8/13/2008

Food is a right, not a privilege Prince Charles

Prince Charles, that noted organic food producer whose food is a bit expensive for the normal tastes of a "credit crunched" UK population has spoken out today against GM foods.

If Prince Charles was not making millions from organic foods and therefore had a vested interest in being anti GM, then I might take him seriously, but his outburst has actually made me angry.

He talks of food security being the number one concern making out he has his finger on the issue, but ignores the fact that organic farmers, like him, cannot provide enough food to feed everyone in this country and even if they could supply it it would be too expensive for the masses to be able to purchase. Just today it has been on the news that an organic farming co-operative that provides organic foods packages to be delivered to people homes in Cambridge has seen a decline of 25% in the number of subscribers because of the credit crunch.

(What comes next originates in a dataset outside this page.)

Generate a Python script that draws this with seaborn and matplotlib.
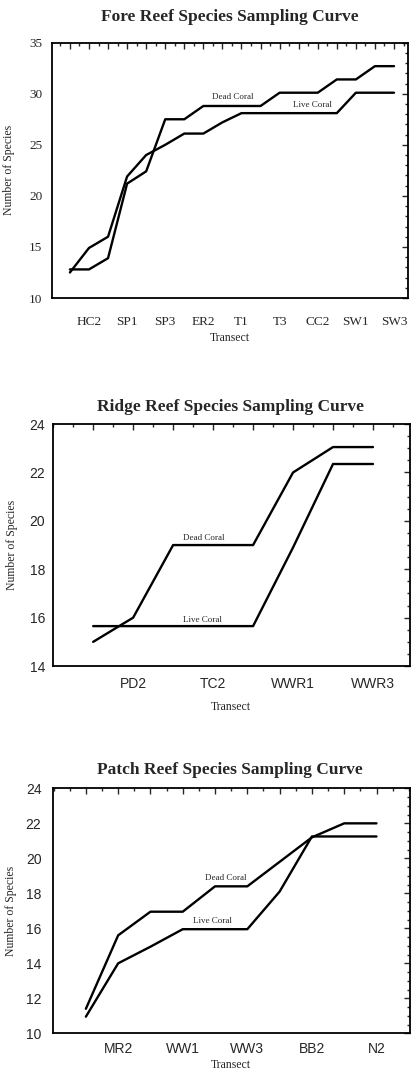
import pandas as pd
import seaborn as sns
import matplotlib.pyplot as plt
from matplotlib.ticker import MultipleLocator

# Fore reef
fore_transects = ['HC1', 'HC2', 'HC3', 'SP1', 'SP2', 'SP3', 'ER1', 'ER2', 'ER3',
                  'T1', 'T2', 'T3', 'CC1', 'CC2', 'CC3', 'SW1', 'SW2', 'SW3']
fore_dead = [12.8, 12.8, 13.9, 21.2, 22.4, 27.5, 27.5, 28.8, 28.8,
             28.8, 28.8, 30.1, 30.1, 30.1, 31.4, 31.4, 32.7, 32.7]
fore_live = [12.5, 14.9, 16.0, 21.9, 24.0, 25.0, 26.1, 26.1, 27.2,
             28.1, 28.1, 28.1, 28.1, 28.1, 28.1, 30.1, 30.1, 30.1]

# Ridge reef
ridge_transects = ['PD1', 'PD2', 'TC1', 'TC2', 'TC3', 'WWR1', 'WWR2', 'WWR3']
ridge_dead = [15.0, 16.0, 19.0, 19.0, 19.0, 22.0, 23.05, 23.05]
ridge_live = [15.65, 15.65, 15.65, 15.65, 15.65, 18.9, 22.35, 22.35]

# Patch reef
patch_transects = ['MR1', 'MR2', 'MR3', 'WW1', 'WW2', 'WW3', 'BB1', 'BB2', 'N1', 'N2']
patch_dead = [11.4, 15.6, 16.95, 16.95, 18.4, 18.4, 19.8, 21.2, 22.0, 22.0]
patch_live = [10.95, 14.0, 14.95, 15.95, 15.95, 15.95, 18.1, 21.25, 21.25, 21.25]

SERIF = 'Liberation Serif'
SANS = 'Liberation Sans'


def long_frame(transects, dead, live):
    n = len(transects)
    return pd.DataFrame({
        'x': list(range(n)) * 2,
        'y': dead + live,
        'type': ['Dead Coral'] * n + ['Live Coral'] * n,
    })


def draw_panel(fig, rect, title, title_y, transects, dead, live, ylim, xlim,
               ymajor, yminor, tick_font, tick_size, xpad, ypad, ylab_x, xlab_y, notes):
    ax = fig.add_axes(rect)
    data = long_frame(transects, dead, live)
    sns.lineplot(x='x', y='y', hue='type', data=data, ax=ax, legend=False,
                 palette=['black', 'black'], linewidth=1.7)
    ax.set_xlim(*xlim)
    ax.set_ylim(*ylim)
    # every second transect carries a label
    ax.set_xticks(range(len(transects)))
    ax.set_xticklabels([t if i % 2 == 1 else '' for i, t in enumerate(transects)])
    ax.xaxis.set_minor_locator(MultipleLocator(0.5))
    ax.yaxis.set_major_locator(MultipleLocator(ymajor))
    ax.yaxis.set_minor_locator(MultipleLocator(yminor))
    ax.tick_params(which='both', direction='in', top=True, right=True, width=1.0)
    ax.tick_params(which='major', length=4)
    ax.tick_params(which='minor', length=2)
    ax.tick_params(axis='x', which='major', pad=xpad)
    ax.tick_params(axis='y', which='major', pad=ypad)
    for lab in ax.get_xticklabels() + ax.get_yticklabels():
        lab.set_fontfamily(tick_font)
        lab.set_fontsize(tick_size)
    for s in ax.spines.values():
        s.set_linewidth(1.3)
        s.set_color('black')
    ax.set_xlabel('Transect', fontfamily=SERIF, fontsize=8.5)
    ax.set_ylabel('Number of Species', fontfamily=SERIF, fontsize=8.5)
    ax.yaxis.set_label_coords(ylab_x, 0.5)
    ax.xaxis.set_label_coords(0.5, xlab_y)
    fig.text(0.56, title_y, title, ha='center', va='center', fontfamily=SERIF,
             fontweight='bold', fontsize=12.5)
    for txt, x, y in notes:
        ax.text(x, y, txt, ha='center', va='center', fontfamily=SERIF, fontsize=6.5)
    return ax


sns.set_style('white')
plt.rcParams['font.family'] = [SERIF, 'DejaVu Sans']
fig = plt.figure(figsize=(4.11, 10.72), dpi=100)

draw_panel(fig, [0.1265, 0.722, 0.866, 0.2382], 'Fore Reef Species Sampling Curve',
           1 - 17 / 1072, fore_transects, fore_dead, fore_live,
           (10, 35), (-0.94, 17.73), 5, 1, SERIF, 9.5, 13, 7, -0.104, -0.135,
           [('Dead Coral', 8.55, 29.7), ('Live Coral', 12.7, 28.9)])

draw_panel(fig, [0.128, 0.3787, 0.869, 0.2257], 'Ridge Reef Species Sampling Curve',
           1 - 407 / 1072, ridge_transects, ridge_dead, ridge_live,
           (14, 24), (-1.015, 7.92), 2, 0.5, SANS, 10, 8, 5.5, -0.097, -0.145,
           [('Dead Coral', 2.77, 19.3), ('Live Coral', 2.74, 15.9)])

draw_panel(fig, [0.128, 0.0361, 0.869, 0.2285], 'Patch Reef Species Sampling Curve',
           1 - 770 / 1072, patch_transects, patch_dead, patch_live,
           (10, 24), (-1.03, 10.03), 2, 0.5, SANS, 10, 6.5, 8, -0.1, -0.105,
           [('Dead Coral', 4.33, 18.87), ('Live Coral', 3.93, 16.42)])

fig.savefig('out.png', dpi=100)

Of course, Prince Charles does not have to worry about getting enough food in for his family (or cooking it for that matter). He grows it on his many thousands of acres of land and comes form one of the richest families in the UK, so his privileged allows him to talk about the issue whilst others worry how they will feed their families, and not just UK citizens, but all those millions around the world who are starving do this each and every day of their lives.

I am not going to argue the merits of GM vs organic. All I know is that science should be allowed the chance to solve our food problems.

A rich privileged man in this case fails to address the point that food is a right not a privilege.

2 comments:

Anonymous said...

He's speaking the truth about food security.

Science can't solve what is purely an economic problem - food prices were artificially low because of industrialised nations over producing (and even receiving subsidies to do so), so farmers in poorer nations switched from growing food to cash crops.

When the price of food increased again there were no local crops, the cash crops were increasingly expensive to raise and less profitable and food has to be imported.

GM won't help - and the only commercial GM crops are specifically designed for industrialised western farming and specifically linked to pesticides and other agrochemical products.

Just as the big pharma companies aren't interested in curing poor peoples diseases like malaria, they aren't interested in subsisdence farmers with no cash to spend on the seeds, pesticides, etc.

Anonymous said...

"Food is a right, not a privilege"

Interesting, in which way? In a country suffering a famine food indeed is a privilege, because the access to it is limited. If you mean that everybody ought to have food, that "right" is purely theoretical. In that way we, living in rich countries, are priviledged, because we have access (so far) to all food we need to survive.